SQL> INSERT INTO T VALUES (2, 'ORACLE TEXT APPLICATION DEVELOPER''S GUIDE',
2 TO_DATE('200203', 'YYYYMM'),
3 'This guide explains how to build query applications with Oracle Text. This preface
4 contains these topics:');
1 row created.
SQL> INSERT INTO T VALUES (3, 'ORACLE SQL REFERENCE', TO_DATE('200210', 'YYYYMM'),
2 'This reference contains a complete description of the Structured Query Language
3 (SQL) used to manage information in an Oracle database.
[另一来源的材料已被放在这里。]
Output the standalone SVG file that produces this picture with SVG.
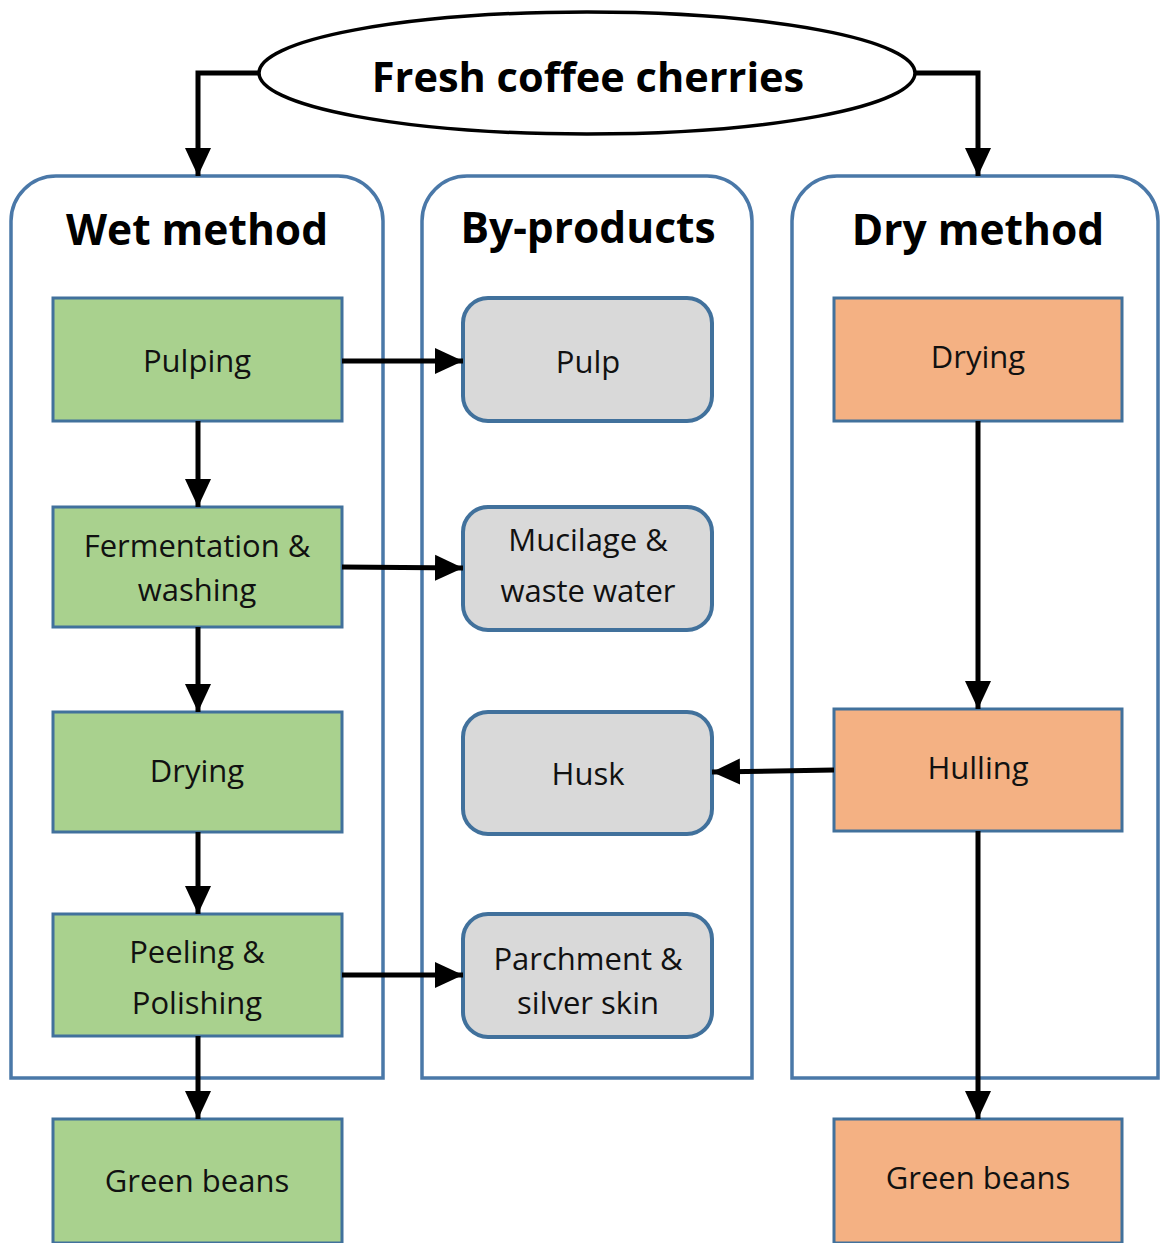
<svg xmlns="http://www.w3.org/2000/svg" width="1161" height="1243" viewBox="0 0 1161 1243">
<defs>
<marker id="ah" markerUnits="userSpaceOnUse" markerWidth="28" markerHeight="28" viewBox="0 0 28 28" refX="28" refY="14" orient="auto">
<path d="M0,1 L28,14 L0,27 Z" fill="#000"/>
</marker>
<style>
.cont{fill:#fff;stroke:#4a78a8;stroke-width:3.5}
.wet{fill:#a9d18e;stroke:#41719c;stroke-width:3}
.dry{fill:#f4b183;stroke:#41719c;stroke-width:3}
.bp{fill:#d9d9d9;stroke:#41719c;stroke-width:4}
.lbl{font-family:"Open Sans","Noto Sans","Liberation Sans",sans-serif;font-size:31px;fill:#111;text-anchor:middle}
.ttl{font-family:"Open Sans","Noto Sans","Liberation Sans",sans-serif;font-size:42.5px;font-weight:bold;fill:#000;text-anchor:middle}
.con{fill:none;stroke:#000;stroke-width:5}
</style>
</defs>
<rect width="1161" height="1243" fill="#fff"/>
<g id="containers">
<g id="wet-method">
<path class="cont" d="M11,1078 L11,221 A45,45 0 0 1 56,176 L338,176 A45,45 0 0 1 383,221 L383,1078 Z"/>
<text class="ttl" x="197" y="245">Wet method</text>
</g>
<g id="by-products">
<path class="cont" d="M422,1078 L422,221 A45,45 0 0 1 467,176 L707,176 A45,45 0 0 1 752,221 L752,1078 Z"/>
<text class="ttl" x="588" y="243">By-products</text>
</g>
<g id="dry-method">
<path class="cont" d="M792,1078 L792,221 A45,45 0 0 1 837,176 L1113,176 A45,45 0 0 1 1158,221 L1158,1078 Z"/>
<text class="ttl" x="978" y="245">Dry method</text>
</g>
</g>
<g id="cherries">
<ellipse cx="587" cy="73" rx="328" ry="61" fill="#fff" stroke="#000" stroke-width="3.5"/>
<text class="ttl" x="588" y="92" style="font-size:41.5px">Fresh coffee cherries</text>
</g>
<g id="wet-nodes">
<g id="pulping"><rect class="wet" x="53" y="298" width="289" height="123"/><text class="lbl" x="197" y="372">Pulping</text></g>
<g id="fermentation"><rect class="wet" x="53" y="507" width="289" height="120"/><text class="lbl" x="197" y="557">Fermentation &amp;</text><text class="lbl" x="197" y="601">washing</text></g>
<g id="wet-drying"><rect class="wet" x="53" y="712" width="289" height="120"/><text class="lbl" x="197" y="782">Drying</text></g>
<g id="peeling"><rect class="wet" x="53" y="914" width="289" height="122"/><text class="lbl" x="197" y="963">Peeling &amp;</text><text class="lbl" x="197" y="1014">Polishing</text></g>
<g id="wet-green"><rect class="wet" x="53" y="1119" width="289" height="124"/><text class="lbl" x="197" y="1192">Green beans</text></g>
</g>
<g id="byproduct-nodes">
<g id="pulp"><rect class="bp" x="463" y="298" width="249" height="123" rx="25"/><text class="lbl" x="588" y="373">Pulp</text></g>
<g id="mucilage"><rect class="bp" x="463" y="507" width="249" height="123" rx="25"/><text class="lbl" x="588" y="551">Mucilage &amp;</text><text class="lbl" x="588" y="602">waste water</text></g>
<g id="husk"><rect class="bp" x="463" y="712" width="249" height="122" rx="25"/><text class="lbl" x="588" y="785">Husk</text></g>
<g id="parchment"><rect class="bp" x="463" y="914" width="249" height="123" rx="25"/><text class="lbl" x="588" y="970">Parchment &amp;</text><text class="lbl" x="588" y="1014">silver skin</text></g>
</g>
<g id="dry-nodes">
<g id="dry-drying"><rect class="dry" x="834" y="298" width="288" height="123"/><text class="lbl" x="978" y="368">Drying</text></g>
<g id="hulling"><rect class="dry" x="834" y="709" width="288" height="122"/><text class="lbl" x="978" y="779">Hulling</text></g>
<g id="dry-green"><rect class="dry" x="834" y="1119" width="288" height="124"/><text class="lbl" x="978" y="1189">Green beans</text></g>
</g>
<g id="connectors">
<path class="con" d="M259,73 L198,73 L198,176" marker-end="url(#ah)"/>
<path class="con" d="M916,73 L978,73 L978,176" marker-end="url(#ah)"/>
<path class="con" d="M342,361 L463,361" marker-end="url(#ah)"/>
<path class="con" d="M342,567 L463,568" marker-end="url(#ah)"/>
<path class="con" d="M342,975 L463,975" marker-end="url(#ah)"/>
<path class="con" d="M834,770 L712,772" marker-end="url(#ah)"/>
<path class="con" d="M198,421 L198,507" marker-end="url(#ah)"/>
<path class="con" d="M198,627 L198,712" marker-end="url(#ah)"/>
<path class="con" d="M198,832 L198,914" marker-end="url(#ah)"/>
<path class="con" d="M198,1036 L198,1119" marker-end="url(#ah)"/>
<path class="con" d="M978,421 L978,709" marker-end="url(#ah)"/>
<path class="con" d="M978,831 L978,1119" marker-end="url(#ah)"/>
</g>
</svg>
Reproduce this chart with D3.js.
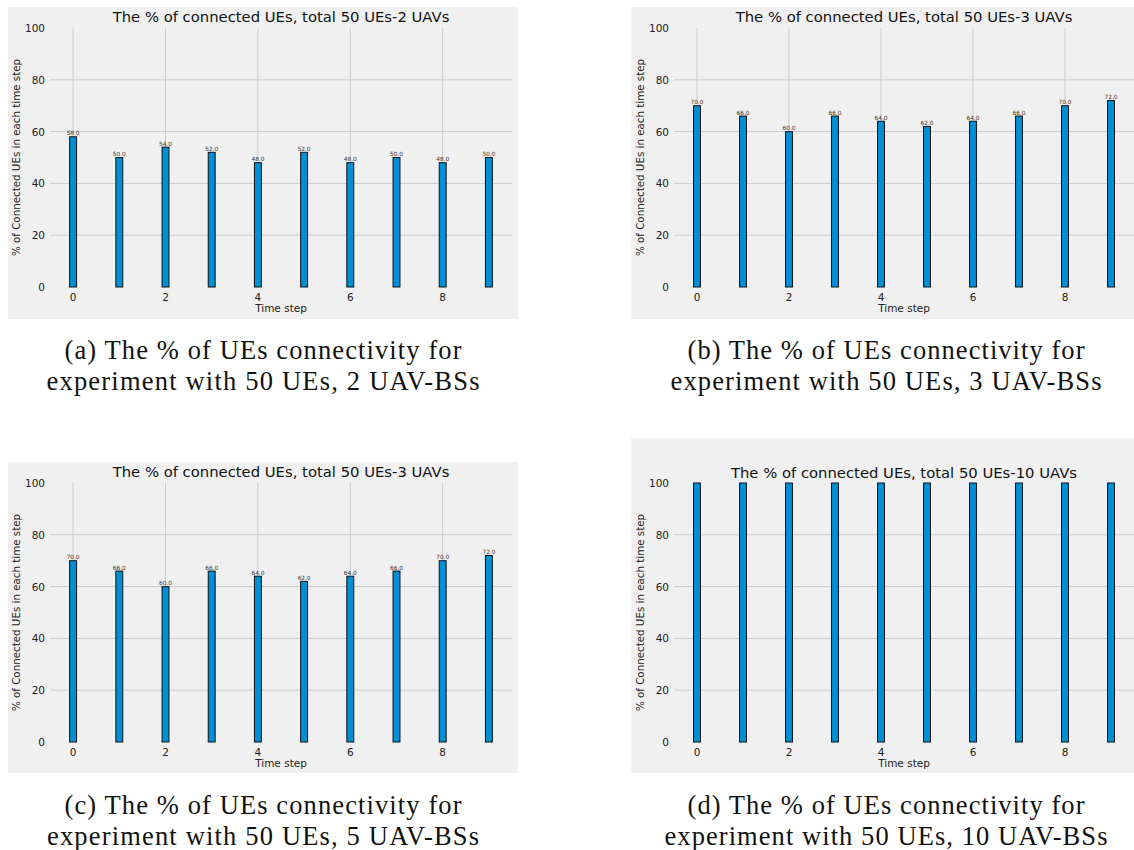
<!DOCTYPE html>
<html><head><meta charset="utf-8">
<script src="https://cdn.jsdelivr.net/npm/d3@7"></script>
<style>body{margin:0;background:#fff}svg{display:block}</style>
</head><body>
<svg id="c" width="1134" height="850"></svg>
<script>
const timeSteps = [0,1,2,3,4,5,6,7,8,9];
const xTicks = [0,2,4,6,8];
const yTicks = [0,20,40,60,80,100];
const conn2UAV = [58,50,54,52,48,52,48,50,48,50];
const conn3UAV = [70,66,60,66,64,62,64,66,70,72];
const conn5UAV = [70,66,60,66,64,62,64,66,70,72];
const conn10UAV = [100,100,100,100,100,100,100,100,100,100];
const titles = [
  "The % of connected UEs, total 50 UEs-2 UAVs",
  "The % of connected UEs, total 50 UEs-3 UAVs",
  "The % of connected UEs, total 50 UEs-3 UAVs",
  "The % of connected UEs, total 50 UEs-10 UAVs"
];
const captions = [
  ["(a) The % of UEs connectivity for","experiment with 50 UEs, 2 UAV-BSs"],
  ["(b) The % of UEs connectivity for","experiment with 50 UEs, 3 UAV-BSs"],
  ["(c) The % of UEs connectivity for","experiment with 50 UEs, 5 UAV-BSs"],
  ["(d) The % of UEs connectivity for","experiment with 50 UEs, 10 UAV-BSs"]
];
const yLabel = "% of Connected UEs in each time step";
const xLabel = "Time step";

const svg = d3.select("#c");
const panels = [
  {data:conn2UAV, bg:[8,7,510,312], plot:[50,28,512,287], title:titles[0], titleY:22, cap:captions[0], capX:263, capY:359, capW:[397,433], labels:true},
  {data:conn3UAV, bg:[631,7,503,312], plot:[674,28,1134,287], title:titles[1], titleY:22, cap:captions[1], capX:886, capY:359, capW:[397,431], labels:true},
  {data:conn5UAV, bg:[8,462,510,311], plot:[50,483,512,742], title:titles[2], titleY:477, cap:captions[2], capX:263, capY:814, capW:[397,432], labels:true},
  {data:conn10UAV, bg:[631,438,503,335], plot:[674,483,1134,742], title:titles[3], titleY:478, cap:captions[3], capX:886, capY:814, capW:[397,443], labels:false}
];

panels.forEach(p => {
  const g = svg.append("g");
  g.append("rect").attr("x",p.bg[0]).attr("y",p.bg[1]).attr("width",p.bg[2]).attr("height",p.bg[3]).attr("fill","#f0f0f0");
  const x = d3.scaleLinear().domain([-0.5,9.5]).range([p.plot[0],p.plot[2]]);
  const y = d3.scaleLinear().domain([0,100]).range([p.plot[3],p.plot[1]]);
  g.selectAll(".hg").data(yTicks.filter(t=>t>0&&t<100)).enter().append("line")
    .attr("x1",p.plot[0]).attr("x2",p.plot[2]).attr("y1",d=>y(d)).attr("y2",d=>y(d))
    .attr("stroke","#cbcbcb").attr("stroke-width",1);
  g.selectAll(".vg").data(xTicks).enter().append("line")
    .attr("x1",d=>x(d)).attr("x2",d=>x(d)).attr("y1",p.plot[1]).attr("y2",p.plot[3])
    .attr("stroke","#cbcbcb").attr("stroke-width",1);
  const bw = x(0.075)-x(-0.075);
  g.selectAll(".bar").data(p.data).enter().append("rect")
    .attr("x",(d,i)=>x(timeSteps[i])-bw/2).attr("width",bw)
    .attr("y",d=>y(d)).attr("height",d=>y(0)-y(d))
    .attr("fill","#008fd5").attr("stroke","#111").attr("stroke-width",1);
  if (p.labels) {
    g.selectAll(".vl").data(p.data).enter().append("text")
      .attr("x",(d,i)=>x(timeSteps[i])).attr("y",d=>y(d)-1.5)
      .attr("text-anchor","middle").attr("font-family","DejaVu Sans").attr("font-size",5.8)
      .attr("fill","#333").text(d=>d.toFixed(1));
  }
  g.selectAll(".yt").data(yTicks).enter().append("text")
    .attr("x",p.plot[0]-5).attr("y",d=>y(d)+4)
    .attr("text-anchor","end").attr("font-family","DejaVu Sans").attr("font-size",10.5)
    .attr("fill","#222").text(d=>d);
  g.selectAll(".xt").data(xTicks).enter().append("text")
    .attr("x",d=>x(d)).attr("y",p.plot[3]+14)
    .attr("text-anchor","middle").attr("font-family","DejaVu Sans").attr("font-size",10.5)
    .attr("fill","#222").text(d=>d);
  g.append("text").attr("x",(x(-0.5)+x(9.5))/2).attr("y",p.plot[3]+25)
    .attr("text-anchor","middle").attr("font-family","DejaVu Sans").attr("font-size",10.5)
    .attr("fill","#222").text(xLabel);
  const ym = (p.plot[1]+p.plot[3])/2;
  g.append("text").attr("transform",`translate(${p.plot[0]-30},${ym}) rotate(-90)`)
    .attr("text-anchor","middle").attr("font-family","DejaVu Sans").attr("font-size",10.3)
    .attr("fill","#222").text(yLabel);
  g.append("text").attr("x",(x(-0.5)+x(9.5))/2).attr("y",p.titleY)
    .attr("text-anchor","middle").attr("font-family","DejaVu Sans").attr("font-size",14.8)
    .attr("fill","#111").text(p.title);
  p.cap.forEach((line,k)=>{
    g.append("text").attr("x",p.capX).attr("y",p.capY+k*31)
      .attr("text-anchor","middle").attr("font-family","Liberation Serif").attr("font-size",26.5)
      .attr("textLength",p.capW[k]).attr("lengthAdjust","spacing")
      .attr("fill","#111").text(line);
  });
});
</script>
</body></html>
Oracle SQL is a superset
4 of the American National Standards Institute (ANSI) and the International
5 Standards Organization (ISO) SQL99 standard.');
1 row created.
SQL> COMMIT;
Commit complete.
SQL> CREATE INDEX IND_T_DOCS ON T (DOCS) INDEXTYPE IS CTXSYS.CTXCAT;
Index created.
SQL> SET AUTOT ON EXP
SQL> SELECT ID FROM T WHERE CATSEARCH(DOCS, 'SQL', NULL) > 0;
ID
----------
1
3
Execution Plan
----------------------------------------------------------
Plan hash value: 3282600506
------------------------------------------------------------------------------------------
| Id | Operation | Name | Rows | Bytes | Cost (%CPU)| Time |
------------------------------------------------------------------------------------------
| 0 | SELECT STATEMENT | | 1 | 2027 | 2 (0)| 00:00:01 |
| 1 | TABLE ACCESS BY INDEX ROWID| T | 1 | 2027 | 2 (0)| 00:00:01 |
|* 2 | DOMAIN INDEX | IND_T_DOCS | | | | |
------------------------------------------------------------------------------------------
Predicate Information (identified by operation id):
---------------------------------------------------
2 - access("CTXSYS"."CATSEARCH"("DOCS",'SQL',NULL)>0)
Note
-----
- dynamic sampling used for this statement
SQL> SELECT ID FROM T WHERE CATSEARCH(DOCS, 'SQL', NULL) > 0
2 AND CREATED = TO_DATE('200203', 'YYYYMM');
ID
----------
1
Execution Plan
----------------------------------------------------------
Plan hash value: 3282600506
------------------------------------------------------------------------------------------
| Id | Operation | Name | Rows | Bytes | Cost (%CPU)| Time |
------------------------------------------------------------------------------------------
| 0 | SELECT STATEMENT | | 1 | 2036 | 2 (0)| 00:00:01 |
|* 1 | TABLE ACCESS BY INDEX ROWID| T | 1 | 2036 | 2 (0)| 00:00:01 |
|* 2 | DOMAIN INDEX | IND_T_DOCS | | | | |
------------------------------------------------------------------------------------------
Predicate Information (identified by operation id):
---------------------------------------------------
1 - filter("CREATED"=TO_DATE('2002-03-01 00:00:00', 'yyyy-mm-dd hh24:mi:ss'))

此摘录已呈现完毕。